======== Dataset content

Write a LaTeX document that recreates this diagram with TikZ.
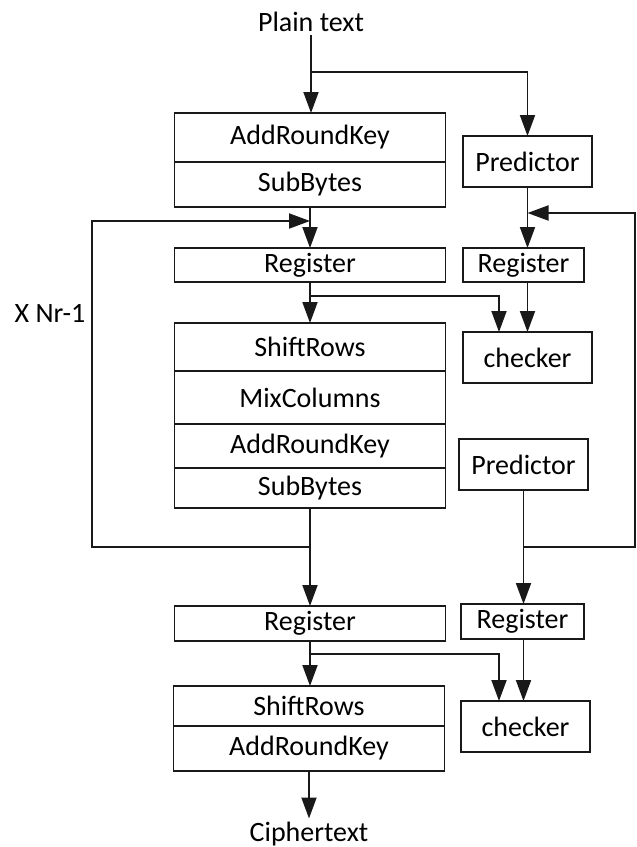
\documentclass[tikz,border=0pt]{standalone}
\usepackage{fontspec}
\setmainfont{Carlito}
\usetikzlibrary{arrows.meta,positioning}

\begin{document}
\begin{tikzpicture}[
    x=1pt, y=-1pt,
    font=\fontsize{28}{34}\selectfont,
    stage/.style={rectangle, draw=black!90, line width=1.9pt, minimum width=271pt, inner sep=0pt, outer sep=0pt},
    side/.style={rectangle, draw=black!90, line width=1.9pt, minimum width=129pt, minimum height=51pt, inner sep=0pt, outer sep=0pt},
    arr/.style={-{Triangle[length=21pt, width=15pt]}, line width=1.9pt, draw=black!90}
]
    \useasboundingbox (0,0) rectangle (637,847);

    % main round column
    \node (plain) at (311,22) {Plain text};
    \node [stage, minimum height=49pt] (ark1) at (310,137.5) {AddRoundKey};
    \node [stage, minimum height=45pt, below=0pt of ark1] (sb1) {SubBytes};
    \node [stage, minimum height=34pt] (reg1) at (310,265) {Register};
    \node [stage, minimum height=48pt] (sr1) at (310,347) {ShiftRows};
    \node [stage, minimum height=53pt, below=0pt of sr1] (mc1) {MixColumns};
    \node [stage, minimum height=44pt, below=0pt of mc1] (ark2) {AddRoundKey};
    \node [stage, minimum height=40pt, below=0pt of ark2] (sb2) {SubBytes};
    \node [stage, minimum height=35pt] (reg2) at (310,623.5) {Register};
    \node [stage, minimum height=40pt] (sr2) at (309,706) {ShiftRows};
    \node [stage, minimum height=45pt, below=0pt of sr2] (ark3) {AddRoundKey};
    \node (cipher) at (309,834) {Ciphertext};
    \node (xnr) at (50,313) {X Nr-1};

    % prediction column
    \node [side] (pred1) at (527.5,161.5) {Predictor};
    \node [side, minimum width=121pt, minimum height=34pt] (rreg1) at (523.5,265) {Register};
    \node [side] (chk1) at (527.5,357.5) {checker};
    \node [side] (pred2) at (523.5,464.5) {Predictor};
    \node [side, minimum width=123pt, minimum height=35pt] (rreg2) at (522.5,621.5) {Register};
    \node [side] (chk2) at (525.5,726.5) {checker};

    \coordinate (split1) at (311,72);
    \coordinate (tap1) at (499,296);
    \coordinate (tap2) at (499,654);
    \coordinate (lbot) at (92,547);
    \coordinate (ltop) at (92,221);
    \coordinate (rbot) at (635,547);
    \coordinate (rtop) at (635,213);

    \draw [arr] (plain.south) -- (plain.south |- ark1.north);
    \draw [arr] (split1) -| (pred1.north);
    \draw [arr] (sb1) -- (reg1);
    \draw [arr] (reg1) -- (sr1);
    \draw [arr] (sb2) -- (reg2);
    \draw [arr] (reg2.south) -- (reg2.south |- sr2.north);
    \draw [arr] (ark3) -- (cipher);
    \draw [arr] (reg1.south |- tap1) -- (tap1) -- (tap1 |- chk1.north);
    \draw [arr] (reg2.south |- tap2) -- (tap2) -- (tap2 |- chk2.north);

    \draw [arr] (pred1.south) -- (pred1.south |- rreg1.north);
    \draw [arr] (pred1.south |- rreg1.south) -- (pred1.south |- chk1.north);
    \draw [arr] (pred2.south) -- (pred2.south |- rreg2.north);
    \draw [arr] (pred2.south |- rreg2.south) -- (pred2.south |- chk2.north);

    % feedback loops
    \draw [arr] (sb2.south |- lbot) -- (lbot) -- (ltop) -- (sb1.south |- ltop);
    \draw [arr] (pred2.south |- rbot) -- (rbot) -- (rtop) -- (pred1.south |- rtop);
\end{tikzpicture}
\end{document}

================

Print the listing above in full, exactly as written. Omit any pictures.

■ Reply to the exercise:
Write a LaTeX document that recreates this diagram with TikZ.
\documentclass[tikz,border=0pt]{standalone}
\usepackage{fontspec}
\setmainfont{Carlito}
\usetikzlibrary{arrows.meta,positioning}

\begin{document}
\begin{tikzpicture}[
    x=1pt, y=-1pt,
    font=\fontsize{28}{34}\selectfont,
    stage/.style={rectangle, draw=black!90, line width=1.9pt, minimum width=271pt, inner sep=0pt, outer sep=0pt},
    side/.style={rectangle, draw=black!90, line width=1.9pt, minimum width=129pt, minimum height=51pt, inner sep=0pt, outer sep=0pt},
    arr/.style={-{Triangle[length=21pt, width=15pt]}, line width=1.9pt, draw=black!90}
]
    \useasboundingbox (0,0) rectangle (637,847);

    % main round column
    \node (plain) at (311,22) {Plain text};
    \node [stage, minimum height=49pt] (ark1) at (310,137.5) {AddRoundKey};
    \node [stage, minimum height=45pt, below=0pt of ark1] (sb1) {SubBytes};
    \node [stage, minimum height=34pt] (reg1) at (310,265) {Register};
    \node [stage, minimum height=48pt] (sr1) at (310,347) {ShiftRows};
    \node [stage, minimum height=53pt, below=0pt of sr1] (mc1) {MixColumns};
    \node [stage, minimum height=44pt, below=0pt of mc1] (ark2) {AddRoundKey};
    \node [stage, minimum height=40pt, below=0pt of ark2] (sb2) {SubBytes};
    \node [stage, minimum height=35pt] (reg2) at (310,623.5) {Register};
    \node [stage, minimum height=40pt] (sr2) at (309,706) {ShiftRows};
    \node [stage, minimum height=45pt, below=0pt of sr2] (ark3) {AddRoundKey};
    \node (cipher) at (309,834) {Ciphertext};
    \node (xnr) at (50,313) {X Nr-1};

    % prediction column
    \node [side] (pred1) at (527.5,161.5) {Predictor};
    \node [side, minimum width=121pt, minimum height=34pt] (rreg1) at (523.5,265) {Register};
    \node [side] (chk1) at (527.5,357.5) {checker};
    \node [side] (pred2) at (523.5,464.5) {Predictor};
    \node [side, minimum width=123pt, minimum height=35pt] (rreg2) at (522.5,621.5) {Register};
    \node [side] (chk2) at (525.5,726.5) {checker};

    \coordinate (split1) at (311,72);
    \coordinate (tap1) at (499,296);
    \coordinate (tap2) at (499,654);
    \coordinate (lbot) at (92,547);
    \coordinate (ltop) at (92,221);
    \coordinate (rbot) at (635,547);
    \coordinate (rtop) at (635,213);

    \draw [arr] (plain.south) -- (plain.south |- ark1.north);
    \draw [arr] (split1) -| (pred1.north);
    \draw [arr] (sb1) -- (reg1);
    \draw [arr] (reg1) -- (sr1);
    \draw [arr] (sb2) -- (reg2);
    \draw [arr] (reg2.south) -- (reg2.south |- sr2.north);
    \draw [arr] (ark3) -- (cipher);
    \draw [arr] (reg1.south |- tap1) -- (tap1) -- (tap1 |- chk1.north);
    \draw [arr] (reg2.south |- tap2) -- (tap2) -- (tap2 |- chk2.north);

    \draw [arr] (pred1.south) -- (pred1.south |- rreg1.north);
    \draw [arr] (pred1.south |- rreg1.south) -- (pred1.south |- chk1.north);
    \draw [arr] (pred2.south) -- (pred2.south |- rreg2.north);
    \draw [arr] (pred2.south |- rreg2.south) -- (pred2.south |- chk2.north);

    % feedback loops
    \draw [arr] (sb2.south |- lbot) -- (lbot) -- (ltop) -- (sb1.south |- ltop);
    \draw [arr] (pred2.south |- rbot) -- (rbot) -- (rtop) -- (pred1.south |- rtop);
\end{tikzpicture}
\end{document}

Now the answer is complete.